Development of a method for the identification of elastoplastic properties of timber and its application to the mechanical characterisation of Pinus taeda

In this article the development, validation and application of a method for the identification of parallel-to-grain elastoplastic parameters of wood is presented. The proposed identification method can be applied to data obtained through compression or bending experimental tests. Wood is an orthotropic material considered as elastoplastic in compression with excellent strength-to-weight ratios, whose use in construction is rapidly increasing. Given the poor mechanical properties of several fast-growing species of coniferous, efficient design methods can play an important role to enhance their performance as structural material.

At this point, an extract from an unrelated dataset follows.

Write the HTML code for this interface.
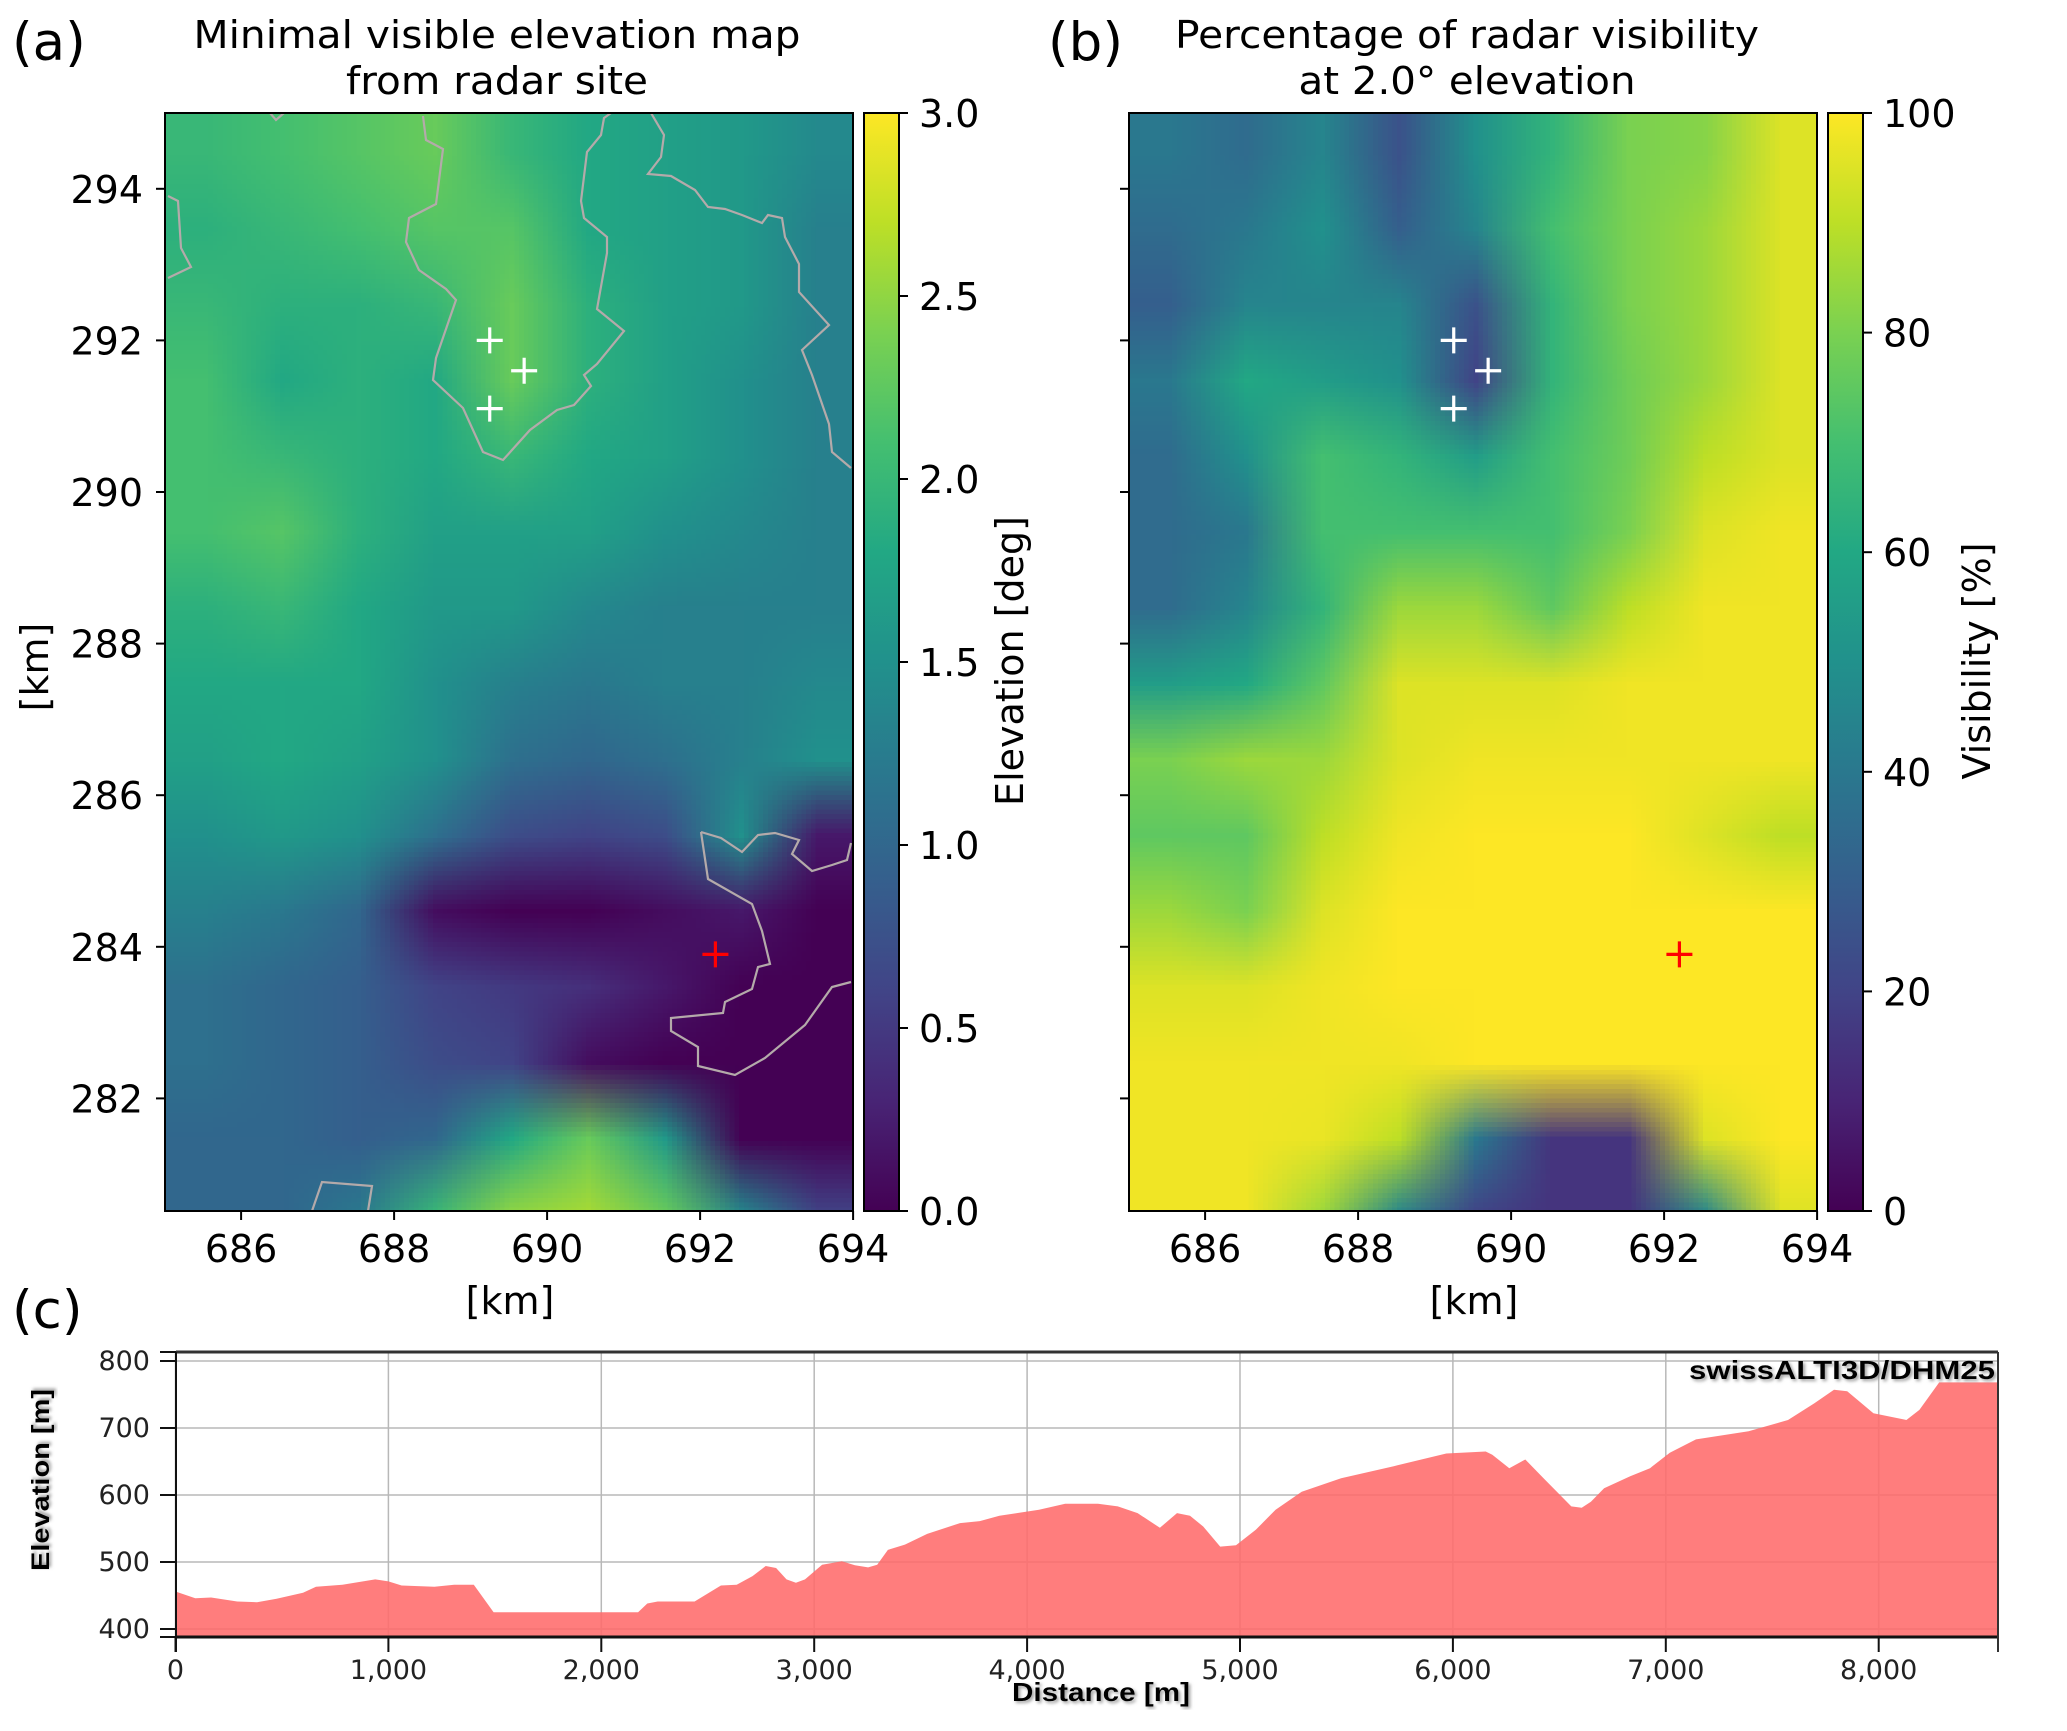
<!DOCTYPE html>
<html><head><meta charset="utf-8">
<style>
html,body{margin:0;padding:0;background:#fff;}
#root{position:relative;width:2067px;height:1731px;overflow:hidden;font-family:"DejaVu Sans","Liberation Sans",sans-serif;}
.hm{position:absolute;overflow:hidden;}
.hm canvas{position:absolute;left:0;top:0;}
svg{position:absolute;left:0;top:0;}
</style></head>
<body>
<div id="root">
  <div class="hm" id="wrapA" style="left:165px;top:113px;width:688px;height:1098px"><canvas id="cvA" width="9" height="15"></canvas></div>
  <div class="hm" id="wrapB" style="left:1129px;top:113px;width:688px;height:1098px"><canvas id="cvB" width="9" height="15"></canvas></div>
  <svg id="svg" width="2067" height="1731" viewBox="0 0 2067 1731" xmlns="http://www.w3.org/2000/svg">
    <defs>
      <linearGradient id="viridis" x1="0" y1="1" x2="0" y2="0">
        <stop offset="0" stop-color="#440154"/><stop offset="0.1" stop-color="#482475"/><stop offset="0.2" stop-color="#414487"/>
        <stop offset="0.3" stop-color="#355f8d"/><stop offset="0.4" stop-color="#2a788e"/><stop offset="0.5" stop-color="#21918c"/>
        <stop offset="0.6" stop-color="#22a884"/><stop offset="0.7" stop-color="#44bf70"/><stop offset="0.8" stop-color="#7ad151"/>
        <stop offset="0.9" stop-color="#bddf26"/><stop offset="1" stop-color="#fde725"/>
      </linearGradient>
      <filter id="shadow"><feDropShadow dx="2" dy="2" stdDeviation="1.5" flood-color="#888" flood-opacity="0.8"/></filter>
    </defs>
    <g id="gA"></g>
    <g id="gB"></g>
    <g id="gC"></g>
  </svg>
</div>
<script>
// ---------- Data: panel (a) minimal visible elevation [deg], rows top(294.5) -> bottom(280.5), cols 685.5..693.5
const elevRows = [
 [2.0,2.1,2.2,2.3,2.0,1.8,1.7,1.6,1.4],
 [1.9,2.0,2.1,2.2,2.2,1.8,1.7,1.6,1.3],
 [2.0,1.9,1.9,2.0,2.3,1.9,1.7,1.6,1.3],
 [2.1,1.8,1.9,1.8,2.3,1.9,1.7,1.5,1.3],
 [2.1,2.0,1.9,1.8,2.0,1.8,1.7,1.5,1.3],
 [2.1,2.2,1.9,1.7,1.7,1.7,1.5,1.4,1.3],
 [1.9,2.0,1.8,1.6,1.6,1.4,1.3,1.3,1.3],
 [1.8,1.8,1.8,1.5,1.3,1.2,1.3,1.3,1.4],
 [1.7,1.8,1.7,1.5,1.1,1.0,1.1,1.3,1.5],
 [1.5,1.6,1.5,1.1,0.7,0.6,0.7,1.5,0.2],
 [1.3,1.2,1.0,0.1,0.0,0.0,0.1,0.2,0.0],
 [1.1,1.0,0.9,0.6,0.5,0.4,0.2,0.0,0.0],
 [1.1,1.0,0.9,0.7,0.6,0.1,0.0,0.0,0.0],
 [1.0,1.0,0.9,1.0,1.8,2.3,1.6,0.0,0.0],
 [1.0,1.0,1.2,2.0,2.5,2.6,2.3,1.4,0.6]
];
// ---------- Data: panel (b) visibility [%]
const visRows = [
 [40,35,45,25,50,65,80,82,95],
 [35,40,50,30,45,70,80,85,95],
 [30,45,45,45,25,65,80,85,95],
 [40,60,55,50,20,65,78,85,95],
 [35,50,70,65,55,70,78,90,95],
 [35,40,70,70,70,70,80,95,98],
 [35,45,65,85,85,75,90,98,98],
 [55,60,75,95,95,95,98,98,98],
 [80,85,85,95,98,98,98,98,98],
 [75,75,90,98,100,100,100,95,90],
 [85,80,95,100,100,100,100,100,100],
 [95,95,98,100,100,100,100,100,100],
 [98,98,98,98,100,100,100,100,100],
 [98,98,97,90,40,15,15,95,100],
 [98,98,85,45,20,15,15,45,95]
];
const xTicksKm = [686,688,690,692,694];
const yTicksKm = [282,284,286,288,290,292,294];
const elevCbarTicks = [0.0,0.5,1.0,1.5,2.0,2.5,3.0];
const visCbarTicks = [0,20,40,60,80,100];
const whiteSites = [[689.25,292.0],[689.7,291.6],[689.25,291.1]];
const radarSite = [692.2,283.9];
// ---------- Data: panel (c) elevation profile
const profDist = [0,93,167,290,383,475,599,660,784,938,1000,1062,1216,1309,1401,1494,2173,2216,2265,2438,2562,2636,2710,2772,2821,2870,2914,2957,3037,3130,3191,3253,3296,3346,3426,3531,3685,3778,3870,4056,4179,4333,4426,4519,4624,4704,4765,4827,4907,4981,5074,5167,5290,5475,5722,5969,6154,6185,6265,6340,6432,6556,6605,6648,6710,6833,6926,7019,7142,7389,7574,7698,7790,7852,7975,8130,8191,8284,8563];
const profElev = [456,446,447,441,440,445,454,463,466,474,471,465,463,466,466,425,425,438,441,441,465,466,479,494,491,474,469,474,496,501,495,492,496,518,526,542,558,561,569,578,587,587,583,573,551,573,569,553,523,525,548,578,605,625,643,662,665,660,640,653,623,583,581,590,610,628,640,663,683,695,712,737,757,755,722,712,727,768,768];
const distTicks = [0,1000,2000,3000,4000,5000,6000,7000,8000];
const elevTicks = [400,500,600,700,800];

// ---------- helpers
const NS = 'http://www.w3.org/2000/svg';
function mk(tag, attrs, parent, text){
  const e = document.createElementNS(NS, tag);
  for (const k in attrs) e.setAttribute(k, attrs[k]);
  if (text !== undefined) e.textContent = text;
  parent.appendChild(e);
  return e;
}
const vstops = [[68,1,84],[72,36,117],[65,68,135],[53,95,141],[42,120,142],[33,145,140],[34,168,132],[68,191,112],[122,209,81],[189,223,38],[253,231,37]];
function viridis(t){
  t = Math.max(0, Math.min(1, t));
  const p = t*10, i = Math.min(9, Math.floor(p)), f = p - i;
  return vstops[i].map((c,k)=>Math.round(c + (vstops[i+1][k]-c)*f));
}

const KX0 = 164.6, KPX = 76.5, KY0 = 113, KPY = 75.8;
function xKm(v, off){ return off + KX0 + (v-685)*KPX; }
function yKm(v){ return KY0 + (295-v)*KPY; }

function drawHeat(cvId, rows, vmax){
  const cv = document.getElementById(cvId);
  const ctx = cv.getContext('2d');
  const img = ctx.createImageData(9, rows.length);
  rows.forEach((row, r)=>row.forEach((v, c)=>{
    const col = viridis(v/vmax); const i = (r*9+c)*4;
    img.data[i]=col[0]; img.data[i+1]=col[1]; img.data[i+2]=col[2]; img.data[i+3]=255;
  }));
  ctx.putImageData(img, 0, 0);
  cv.style.width = (9*KPX) + 'px';
  cv.style.height = (rows.length*KPY) + 'px';
}
drawHeat('cvA', elevRows, 3);
drawHeat('cvB', visRows, 100);

const bnd = [
 "M423,116 L426,140 L443,149 L436,204 L409,218 L406,242 L419,270 L446,289 L456,300 L436,358 L433,380 L463,408 L483,452 L503,460 L530,430 L557,410 L574,405 L591,386 L584,375 L597,364 L624,331 L597,309 L607,253 L607,237 L584,218 L581,201 L587,152 L601,135 L604,118 L611,113",
 "M651,113 L664,135 L661,157 L648,174 L671,176 L695,190 L708,207 L725,209 L742,215 L762,223 L768,215 L782,218 L785,237 L799,264 L799,292 L829,325 L802,350 L812,375 L829,424 L832,452 L851,468",
 "M168,196 L178,201 L181,248 L191,267 L168,278",
 "M270,113 L276,120 L284,113",
 "M701,832 L708,879 L752,904 L762,931 L770,964 L758,967 L752,989 L725,1002 L723,1013 L671,1018 L671,1031 L698,1047 L698,1066 L735,1075 L765,1058 L805,1025 L832,987 L851,982",
 "M701,832 L721,838 L742,852 L758,835 L775,833 L799,840 L792,854 L812,871 L832,865 L847,860 L851,843",
 "M312,1211 L322,1182 L372,1186 L368,1211"
];

function panel(g, off, opts){
  const cp = mk('clipPath',{id:'clip'+opts.id}, g);
  mk('rect',{x:off+165,y:113,width:688,height:1098}, cp);
  const bg = mk('g',{'clip-path':'url(#clip'+opts.id+')', transform:'translate('+off+',0)'}, g);
  
  
  bnd.forEach(d=>{ const p = mk('path',{d:d,fill:'none',stroke:'#b4aaaa','stroke-width':2.2}, bg);
    
     });
  whiteSites.forEach(s=>{
    const cx = xKm(s[0],off), cy = yKm(s[1]);
    const c = mk('path',{d:`M${cx-13},${cy}H${cx+13}M${cx},${cy-13}V${cy+13}`,stroke:'#fff','stroke-width':3.2}, g);
    
    
  });
  { const cx = xKm(radarSite[0],off), cy = yKm(radarSite[1]);
    const c = mk('path',{d:`M${cx-13},${cy}H${cx+13}M${cx},${cy-13}V${cy+13}`,stroke:'#f00','stroke-width':3.2}, g);
    
     }
  const fr = mk('rect',{x:off+165,y:113,width:688,height:1098,fill:'none',stroke:'#000','stroke-width':2}, g);
  
  
  xTicksKm.forEach(v=>{
    const x = xKm(v,off);
    mk('line',{x1:x,x2:x,y1:1211,y2:1220,stroke:'#000','stroke-width':2}, g);
    const t = mk('text',{x:x,y:1262,'text-anchor':'middle','font-size':38,fill:'#000'}, g, String(v));
    
    
  });
  yTicksKm.forEach(v=>{
    const y = yKm(v);
    mk('line',{x1:off+156,x2:off+165,y1:y,y2:y,stroke:'#000','stroke-width':2}, g);
    if (opts.ylabels){
      const t = mk('text',{x:off+143,y:y+14,'text-anchor':'end','font-size':38,fill:'#000'}, g, String(v));
      
      
    }
  });
  const xl = mk('text',{x:off+510,y:1314,'text-anchor':'middle','font-size':38}, g, '[km]');
  
  
  if (opts.ylabels){
    const yl = mk('text',{x:0,y:0,'text-anchor':'middle','font-size':38,transform:'translate(48,667) rotate(-90)'}, g, '[km]');
    
    
  }
  const cb = mk('rect',{x:off+864,y:113,width:35,height:1098,fill:'url(#viridis)',stroke:'#000','stroke-width':2}, g);
  
  
  opts.cticks.forEach(v=>{
    const y = 1211 - v/opts.cmax*1098;
    mk('line',{x1:off+899,x2:off+908,y1:y,y2:y,stroke:'#000','stroke-width':2}, g);
    const t = mk('text',{x:off+919,y:y+14,'font-size':38}, g, opts.cfmt(v));
    
    
  });
  const cl = mk('text',{x:0,y:0,'text-anchor':'middle','font-size':38,transform:`translate(${off+opts.clx},661) rotate(-90)`}, g, opts.clabel);
  
  
  const t1 = mk('text',{x:opts.tx,y:48,'text-anchor':'middle','font-size':38,textLength:opts.tl1,lengthAdjust:'spacingAndGlyphs'}, g, opts.t1);
  
  
  const t2 = mk('text',{x:opts.tx,y:94,'text-anchor':'middle','font-size':38,textLength:opts.tl2,lengthAdjust:'spacingAndGlyphs'}, g, opts.t2);
  
  
  const pl = mk('text',{x:opts.lx,y:60,'font-size':53}, g, opts.letter);
  
  
}
panel(document.getElementById('gA'), 0, {id:'A', ylabels:true, cticks:elevCbarTicks, cmax:3, cfmt:v=>v.toFixed(1),
  clabel:'Elevation [deg]', clx:1023, tx:497, t1:'Minimal visible elevation map', t2:'from radar site', tl1:607, tl2:302, letter:'(a)', lx:12});
panel(document.getElementById('gB'), 964, {id:'B', ylabels:false, cticks:visCbarTicks, cmax:100, cfmt:v=>String(v),
  clabel:'Visibility [%]', clx:1026, tx:1467, t1:'Percentage of radar visibility', t2:'at 2.0\u00b0 elevation', tl1:584, tl2:337, letter:'(b)', lx:1048});

// ---------- panel (c)
const gC = document.getElementById('gC');
const CX0 = 175.5, CPX = 0.2129, CY400 = 1629, CPY = 0.67;
function xD(d){ return CX0 + d*CPX; }
function yE(e){ return CY400 - (e-400)*CPY; }
const cl = mk('text',{x:12,y:1328,'font-size':53}, gC, '(c)');


distTicks.forEach(d=>{
  const x = xD(d);
  const gl = mk('line',{x1:x,x2:x,y1:1352,y2:1637,stroke:'#b8b8b8','stroke-width':1.5}, gC);
  
  
});
elevTicks.forEach(e=>{
  const y = yE(e);
  const gl = mk('line',{x1:176,x2:1998,y1:y,y2:y,stroke:'#b8b8b8','stroke-width':1.5}, gC);
  
  
});
let d = `M${xD(profDist[0])},${yE(390)}`;
profDist.forEach((v,i)=>{ d += ` L${xD(v).toFixed(1)},${yE(profElev[i]).toFixed(1)}`; });
d += ` L${xD(profDist[profDist.length-1]).toFixed(1)},${yE(390)} Z`;
const area = mk('path',{d:d,fill:'#ff6b6b','fill-opacity':0.88}, gC);


mk('line',{x1:176,x2:1998,y1:1352,y2:1352,stroke:'#333','stroke-width':3}, gC);
mk('line',{x1:176,x2:1998,y1:1637,y2:1637,stroke:'#111','stroke-width':3}, gC);
mk('line',{x1:176,x2:176,y1:1352,y2:1652,stroke:'#111','stroke-width':2}, gC);
mk('line',{x1:1998,x2:1998,y1:1352,y2:1652,stroke:'#333','stroke-width':2}, gC);
mk('line',{x1:160,x2:176,y1:1352,y2:1352,stroke:'#111','stroke-width':2}, gC);
mk('line',{x1:160,x2:176,y1:1637,y2:1637,stroke:'#111','stroke-width':2}, gC);
elevTicks.forEach(e=>{
  const y = yE(e);
  mk('line',{x1:160,x2:176,y1:y,y2:y,stroke:'#111','stroke-width':2}, gC);
  const t = mk('text',{x:150,y:y+9,'text-anchor':'end','font-size':27,fill:'#222'}, gC, String(e));
  
  
});
distTicks.forEach(v=>{
  const x = xD(v);
  mk('line',{x1:x,x2:x,y1:1637,y2:1652,stroke:'#111','stroke-width':2}, gC);
  const t = mk('text',{x:x,y:1679,'text-anchor':'middle','font-size':27,fill:'#222'}, gC, v.toLocaleString('en-US'));
  
  
});
const xt = mk('text',{x:1101,y:1701,'text-anchor':'middle','font-size':26,'font-weight':'bold','font-family':'Liberation Sans, sans-serif',textLength:178,lengthAdjust:'spacingAndGlyphs',filter:'url(#shadow)'}, gC, 'Distance [m]');


const yt = mk('text',{x:0,y:0,'text-anchor':'middle','font-size':25,'font-weight':'bold','font-family':'Liberation Sans, sans-serif',textLength:182,lengthAdjust:'spacingAndGlyphs',transform:'translate(49,1480) rotate(-90)',filter:'url(#shadow)'}, gC, 'Elevation [m]');


const src = mk('text',{x:1995,y:1379,'text-anchor':'end','font-size':26,'font-weight':'bold','font-family':'Liberation Sans, sans-serif',textLength:306,lengthAdjust:'spacingAndGlyphs',filter:'url(#shadow)'}, gC, 'swissALTI3D/DHM25');


</script>
</body></html>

Considering the elastoplastic behaviour might be useful to improve the design process, however, for several species, this analysis is not possible due to the lack of information about the stress-strain relation. This work focuses on developing numerical methods to identify the elastoplastic parameters. A validation procedure is described and applied: synthetic load-strain datasets corresponding to compression and bending tests are generated and random error is introduced before the application of the proposed method. The results show that the method can be used to identify the elastoplastic parameters with precision even when errors are present in the data. Moreover an error estimation analysis is provided. The identification method is also applied to determine the stress-strain curve of Uruguayan Pinus taeda timber, which led to the first results regarding the elastoplastic mechanical characterisation of the species studied.